The Moving Of Nematic Inverse Twist Defect Under Weak Anchoring Boundary Condition

Within the Landau-de Gennes theory, we have investigated the order reconstruction of s =±1/2 twist disclinations in a twisted nematic cell, using the two-dimensional relaxation iterative method. There are two parts:In the first part of the chapter, we explore the structure change of the defect core as the cell gap decreasing of strong anchoring boundary conditions. At a critical value of dc?≈9ξ(here ξ is the characteristic length for order-parameter changes), the exchange solution is stable, while the defect core solution becomes metastable, where the system starts to stretch the defect structure and the biaxiality starts to propagate inside of the cell. Comparing to the case with no initial disclination, the value at which the exchange solution becomes stable increases relatively. At a critical separation of dc≈7ξ, the system undergoes a biaxial transition, and the defect core merges into a biaxial wall with large biaxiality.
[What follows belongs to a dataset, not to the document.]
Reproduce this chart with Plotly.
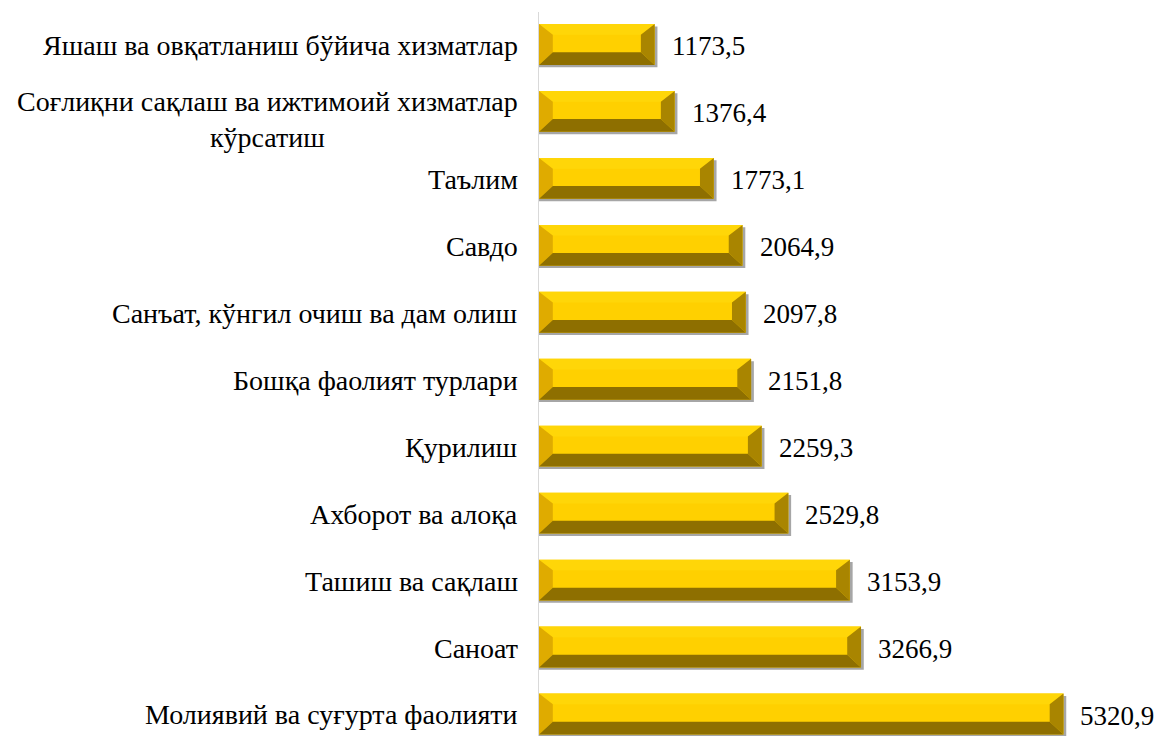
import plotly.graph_objects as go

categories = [
    "Яшаш ва овқатланиш бўйича хизматлар",
    "Соғлиқни сақлаш ва ижтимоий хизматлар<br>кўрсатиш",
    "Таълим",
    "Савдо",
    "Санъат, кўнгил очиш ва дам олиш",
    "Бошқа фаолият турлари",
    "Қурилиш",
    "Ахборот ва алоқа",
    "Ташиш ва сақлаш",
    "Саноат",
    "Молиявий ва суғурта фаолияти",
]
values = [1173.5, 1376.4, 1773.1, 2064.9, 2097.8, 2151.8, 2259.3, 2529.8, 3153.9, 3266.9, 5320.9]

FONT = "Liberation Serif"
idx = list(range(len(values)))

W = 0.61           # bar thickness (category units)
HW = W / 2
BX = 140           # bevel width in x data units
BY = 0.19          # bevel height in category units
TY = 0.16          # top bevel height
SX, SY = 28, 0.035 # shadow offset

fig = go.Figure()

# shadow
fig.add_trace(go.Bar(
    y=idx, x=[v + SX for v in values], orientation="h", width=W, offset=-HW + SY,
    marker=dict(color="#A6A6A6", line=dict(width=0)), hoverinfo="skip", showlegend=False,
))
# face
fig.add_trace(go.Bar(
    y=idx, x=values, orientation="h", width=W, offset=-HW,
    marker=dict(color="#FFD000", line=dict(width=0)), showlegend=False,
    hovertemplate="%{x:.1f}<extra></extra>",
))


def poly_trace(fn, color):
    xs, ys = [], []
    for i, v in zip(idx, values):
        px, py = fn(i, v)
        xs += px + [px[0], None]
        ys += py + [py[0], None]
    return go.Scatter(x=xs, y=ys, mode="lines", fill="toself", fillcolor=color,
                      line=dict(width=0), hoverinfo="skip", showlegend=False)


# top bevel
fig.add_trace(poly_trace(lambda i, v: ([0, BX, v - BX, v],
                                       [i - HW, i - HW + TY, i - HW + TY, i - HW]), "#FFD608"))
# left bevel
fig.add_trace(poly_trace(lambda i, v: ([0, BX, BX, 0],
                                       [i - HW, i - HW + TY, i + HW - BY, i + HW]), "#DFAB00"))
# right bevel
fig.add_trace(poly_trace(lambda i, v: ([v, v - BX, v - BX, v],
                                       [i - HW, i - HW + TY, i + HW - BY, i + HW]), "#A98500"))
# bottom bevel
fig.add_trace(poly_trace(lambda i, v: ([0, BX, v - BX, v],
                                       [i + HW, i + HW - BY, i + HW - BY, i + HW]), "#8E6F00"))

annotations = []
for i, (c, v) in enumerate(zip(categories, values)):
    annotations.append(dict(
        x=0, xref="paper", y=i, yref="y", text=c, showarrow=False,
        xanchor="right", yanchor="middle", align="center", xshift=-19,
        yshift=-8 if "<br>" in c else -1,
        font=dict(family=FONT, size=28, color="#000000"),
    ))
    annotations.append(dict(
        x=v, xref="x", y=i, yref="y", text=f"{v:.1f}".replace(".", ","), showarrow=False,
        xanchor="left", yanchor="middle", xshift=15, yshift=-2,
        font=dict(family=FONT, size=27, color="#000000"),
    ))

fig.update_layout(
    width=1160, height=736,
    margin=dict(l=539, r=0, t=12, b=0),
    paper_bgcolor="white", plot_bgcolor="white",
    barmode="overlay",
    annotations=annotations,
    xaxis=dict(range=[0, 6300], visible=False, showgrid=False, zeroline=False),
    yaxis=dict(range=[10.329, -0.485], showgrid=False, zeroline=False,
               showticklabels=False, showline=True, linecolor="#D9D9D9", linewidth=1,
               ticks=""),
    showlegend=False,
)

fig.write_html("out.html", config={"displayModeBar": False},
               post_script="document.body.style.margin='0';document.body.style.overflow='hidden';")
The force reaches a maximum at d≈9ξ, and a local minimum at d≈7ξ.In the second part, we have investigated the strained structure of twist disclinations with weak anchoring boundary conditions(lower substrate).We obtain the biaxiality and director orientation contours of different anchoring strength coefficient through numerical simulation and analysis the change of defect structure with anchoring strength coefficient from the chart. When the anchoring strength coefficient decreases to a certain value, the asymmetric boundary conditions repel the defect to the weak anchoring boundary.